### Challenge
Omit all images, then repeat exactly the lines below from the one containing "Give me the matplotlib source for this chart." through the one containing "import matplotlib.pyplot as plt", both ends included.

### Records for the task
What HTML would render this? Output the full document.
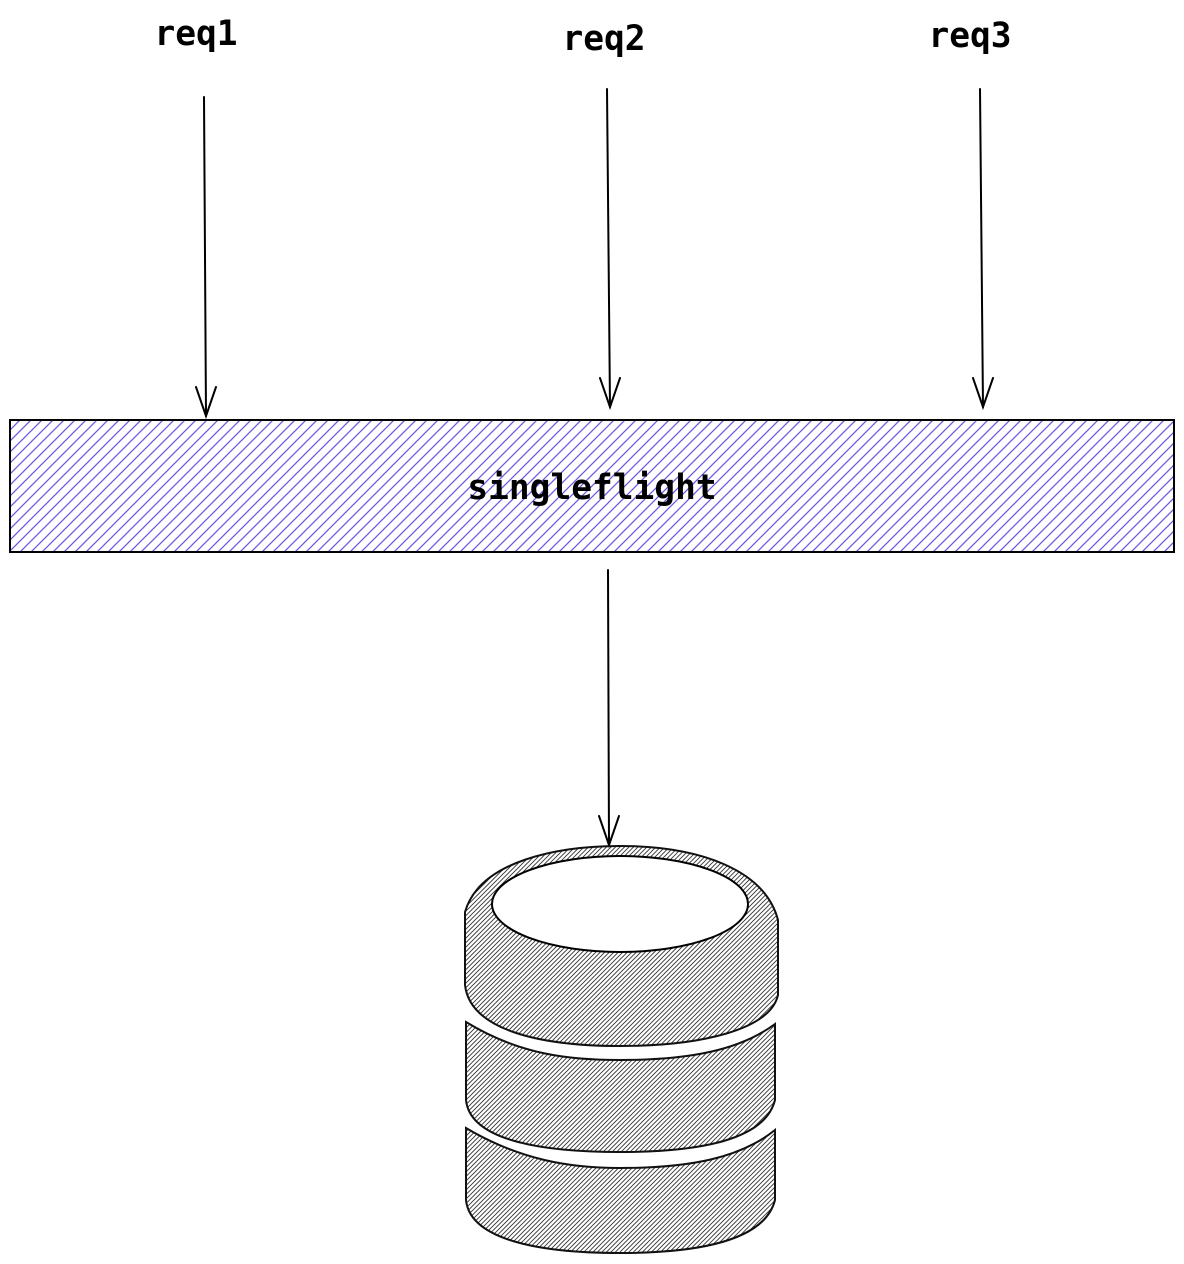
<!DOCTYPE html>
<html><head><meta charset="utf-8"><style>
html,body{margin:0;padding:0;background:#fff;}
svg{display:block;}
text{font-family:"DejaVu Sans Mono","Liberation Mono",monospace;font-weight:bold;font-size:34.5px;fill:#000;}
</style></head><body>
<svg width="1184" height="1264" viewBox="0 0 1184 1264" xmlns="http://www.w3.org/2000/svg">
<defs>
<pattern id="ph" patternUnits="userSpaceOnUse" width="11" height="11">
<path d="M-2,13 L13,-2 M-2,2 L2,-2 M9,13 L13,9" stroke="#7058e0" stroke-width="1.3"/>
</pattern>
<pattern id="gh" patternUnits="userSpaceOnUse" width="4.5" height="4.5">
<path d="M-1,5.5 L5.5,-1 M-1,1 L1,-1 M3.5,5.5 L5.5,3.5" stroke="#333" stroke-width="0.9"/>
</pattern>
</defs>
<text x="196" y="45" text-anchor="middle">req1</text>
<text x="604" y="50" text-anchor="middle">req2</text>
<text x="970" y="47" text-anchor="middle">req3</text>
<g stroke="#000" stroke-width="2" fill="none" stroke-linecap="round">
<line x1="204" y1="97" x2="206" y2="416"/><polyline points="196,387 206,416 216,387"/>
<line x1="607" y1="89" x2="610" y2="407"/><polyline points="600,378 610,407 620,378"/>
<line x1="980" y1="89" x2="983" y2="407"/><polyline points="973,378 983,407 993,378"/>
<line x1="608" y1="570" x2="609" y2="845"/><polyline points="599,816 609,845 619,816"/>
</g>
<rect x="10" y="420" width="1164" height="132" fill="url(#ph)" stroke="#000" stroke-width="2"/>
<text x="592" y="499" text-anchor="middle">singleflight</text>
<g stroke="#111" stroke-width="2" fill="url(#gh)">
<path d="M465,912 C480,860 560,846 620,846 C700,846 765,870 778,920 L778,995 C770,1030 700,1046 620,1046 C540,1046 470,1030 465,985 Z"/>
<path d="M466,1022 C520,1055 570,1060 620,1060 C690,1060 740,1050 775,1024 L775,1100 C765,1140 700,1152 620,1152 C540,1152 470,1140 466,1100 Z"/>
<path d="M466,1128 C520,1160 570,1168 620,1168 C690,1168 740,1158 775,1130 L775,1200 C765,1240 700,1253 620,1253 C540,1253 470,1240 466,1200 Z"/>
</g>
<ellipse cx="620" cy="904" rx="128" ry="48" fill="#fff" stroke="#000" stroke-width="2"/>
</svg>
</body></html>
...
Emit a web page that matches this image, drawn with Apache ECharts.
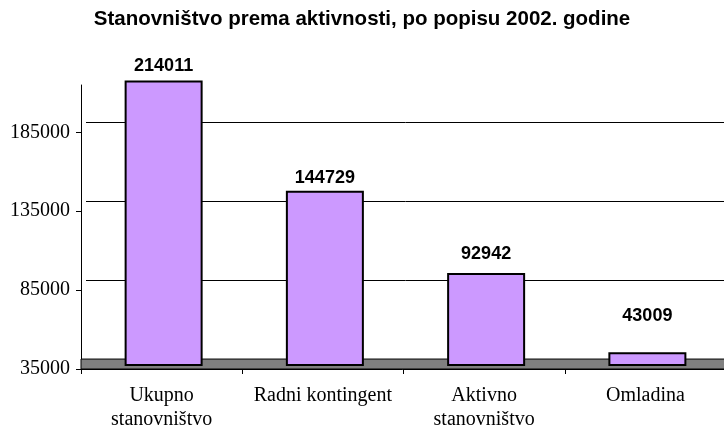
--
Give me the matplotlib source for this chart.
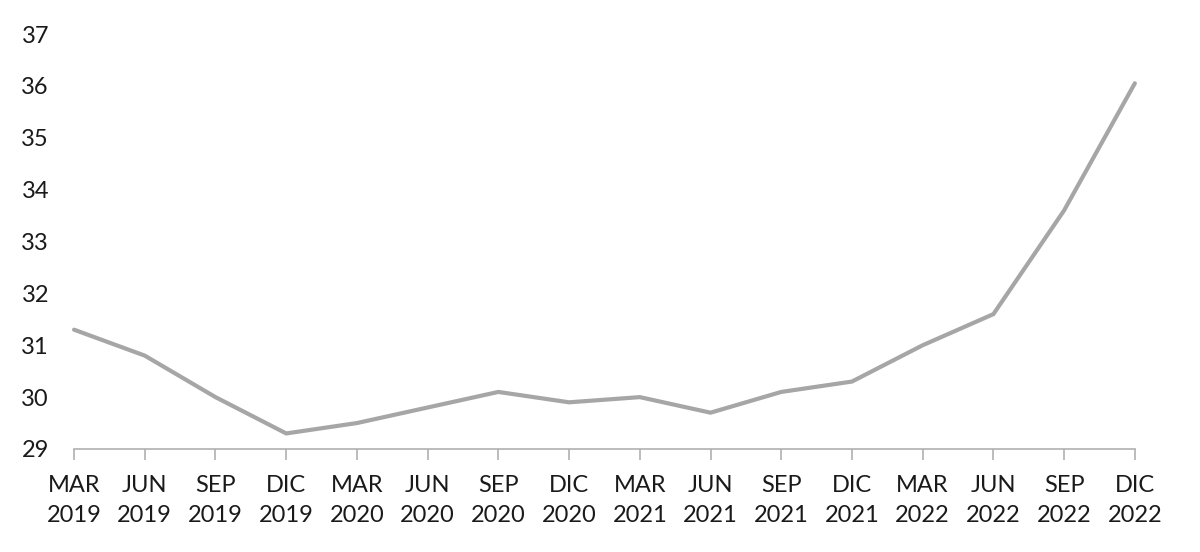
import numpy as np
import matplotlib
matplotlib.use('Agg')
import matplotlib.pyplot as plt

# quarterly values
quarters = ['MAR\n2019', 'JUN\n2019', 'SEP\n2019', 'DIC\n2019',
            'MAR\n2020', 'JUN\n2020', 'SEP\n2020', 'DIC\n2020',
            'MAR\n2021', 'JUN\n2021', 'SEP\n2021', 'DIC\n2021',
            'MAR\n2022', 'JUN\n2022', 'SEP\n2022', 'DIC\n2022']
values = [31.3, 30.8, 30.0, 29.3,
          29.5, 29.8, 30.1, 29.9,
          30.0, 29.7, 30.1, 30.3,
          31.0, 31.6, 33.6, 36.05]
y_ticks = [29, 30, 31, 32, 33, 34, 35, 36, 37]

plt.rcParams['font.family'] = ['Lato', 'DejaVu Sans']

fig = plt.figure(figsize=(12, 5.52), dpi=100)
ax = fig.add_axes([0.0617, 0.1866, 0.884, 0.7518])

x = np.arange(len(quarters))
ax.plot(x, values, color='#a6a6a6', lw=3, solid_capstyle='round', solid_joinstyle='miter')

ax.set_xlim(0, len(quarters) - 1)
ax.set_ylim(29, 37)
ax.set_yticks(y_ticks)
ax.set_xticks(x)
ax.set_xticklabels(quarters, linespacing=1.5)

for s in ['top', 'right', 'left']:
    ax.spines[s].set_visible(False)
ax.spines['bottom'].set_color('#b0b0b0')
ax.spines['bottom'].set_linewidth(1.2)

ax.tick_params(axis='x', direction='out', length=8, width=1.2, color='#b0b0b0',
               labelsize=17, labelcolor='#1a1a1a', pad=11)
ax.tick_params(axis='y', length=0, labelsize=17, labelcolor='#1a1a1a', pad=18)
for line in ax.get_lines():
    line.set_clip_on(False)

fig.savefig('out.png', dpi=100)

### Response below
Give me the matplotlib source for this chart.
import numpy as np
import matplotlib
matplotlib.use('Agg')
import matplotlib.pyplot as plt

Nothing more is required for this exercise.